23. Manchester, December 3, 1858

by Charles Dickens

[The following speech was delivered at the annual meeting of the Institutional Association of Lancashire and Cheshire, held in the Free-trade Hall on the evening of the above day, at which Mr. Dickens presided.]

It has of late years become noticeable in England that the autumn season produces an immense amount of public speaking. I notice that no sooner do the leaves begin to fall from the trees, than pearls of great price begin to fall from the lips of the wise men of the east, and north, and west, and south; and anybody may have them by the bushel, for the picking up. Now, whether the comet has this year had a quickening influence on this crop, as it is by some supposed to have had upon the corn-harvest and the vintage, I do not know; but I do know that I have never observed the columns of the newspapers to groan so heavily under a pressure of orations, each vying with the other in the two qualities of having little or nothing to do with the matter in hand, and of being always addressed to any audience in the wide world rather than the audience to which it was delivered.

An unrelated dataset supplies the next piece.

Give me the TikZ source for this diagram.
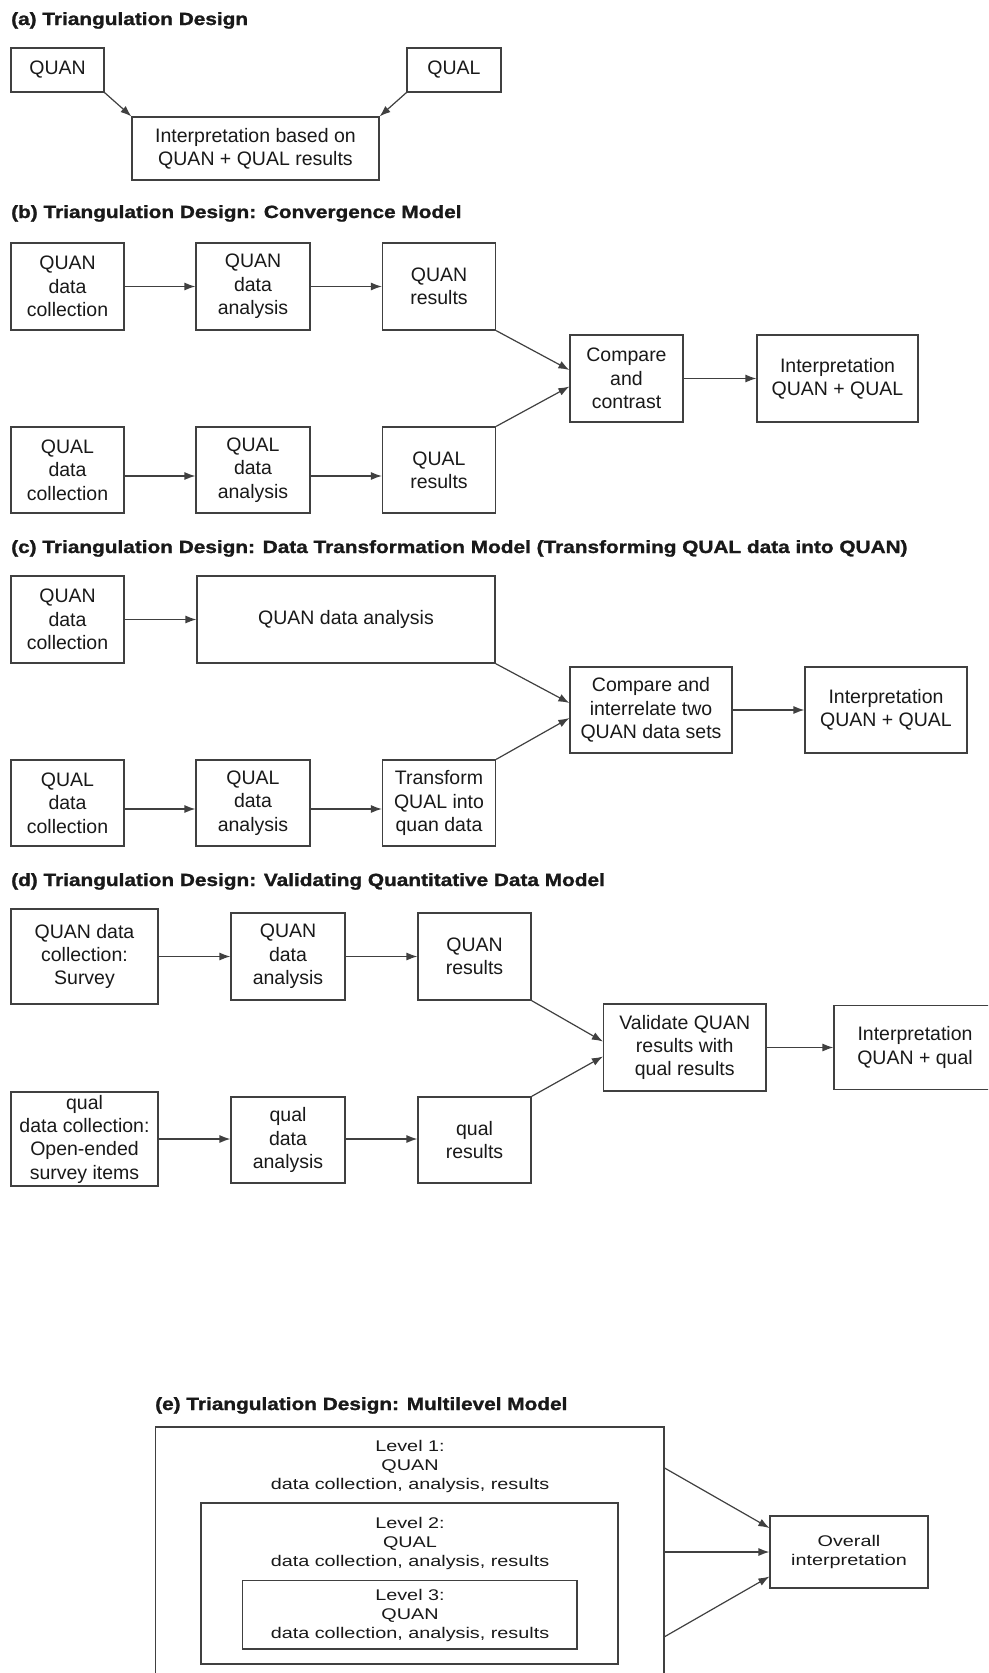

The autumn having gone, and the winter come, I am so sanguine as to hope that we in our proceedings may break through this enchanted circle and deviate from this precedent; the rather as we have something real to do, and are come together, I am sure, in all plain fellowship and straightforwardness, to do it. We have no little straws of our own to throw up to show us which way any wind blows, and we have no oblique biddings of our own to make for anything outside this hall.

At the top of the public announcement of this meeting are the words, “Institutional Association of Lancashire and Cheshire.” Will you allow me, in reference to the meaning of those words, to present myself before you as the embodied spirit of ignorance recently enlightened, and to put myself through a short, voluntary examination as to the results of my studies. To begin with: the title did not suggest to me anything in the least like the truth. I have been for some years pretty familiar with the terms, “Mechanics’ Institutions,” and “Literary Societies,” but they have, unfortunately, become too often associated in my mind with a body of great pretensions, lame as to some important member or other, which generally inhabits a new house much too large for it, which is seldom paid for, and which takes the name of the mechanics most grievously in vain, for I have usually seen a mechanic and a dodo in that place together.

I, therefore, began my education, in respect of the meaning of this title, very coldly indeed, saying to myself, “Here’s the old story.” But the perusal of a very few lines of my book soon gave me to understand that it was not by any means the old story; in short, that this association is expressly designed to correct the old story, and to prevent its defects from becoming perpetuated. I learnt that this Institutional Association is the union, in one central head, of one hundred and fourteen local Mechanics’ Institutions and Mutual Improvement Societies, at an expense of no more than five shillings to each society; suggesting to all how they can best communicate with and profit by the fountain-head and one another; keeping their best aims steadily before them; advising them how those aims can be best attained; giving a direct end and object to what might otherwise easily become waste forces; and sending among them not only oral teachers, but, better still, boxes of excellent books, called “Free Itinerating Libraries.” I learned that these books are constantly making the circuit of hundreds upon hundreds of miles, and are constantly being read with inexpressible relish by thousands upon thousands of toiling people, but that they are never damaged or defaced by one rude hand. These and other like facts lead me to consider the immense importance of the fact, that no little cluster of working men’s cottages can arise in any Lancashire or Cheshire valley, at the foot of any running stream which enterprise hunts out for water-power, but it has its educational friend and companion ready for it, willing for it, acquainted with its thoughts and ways and turns of speech even before it has come into existence.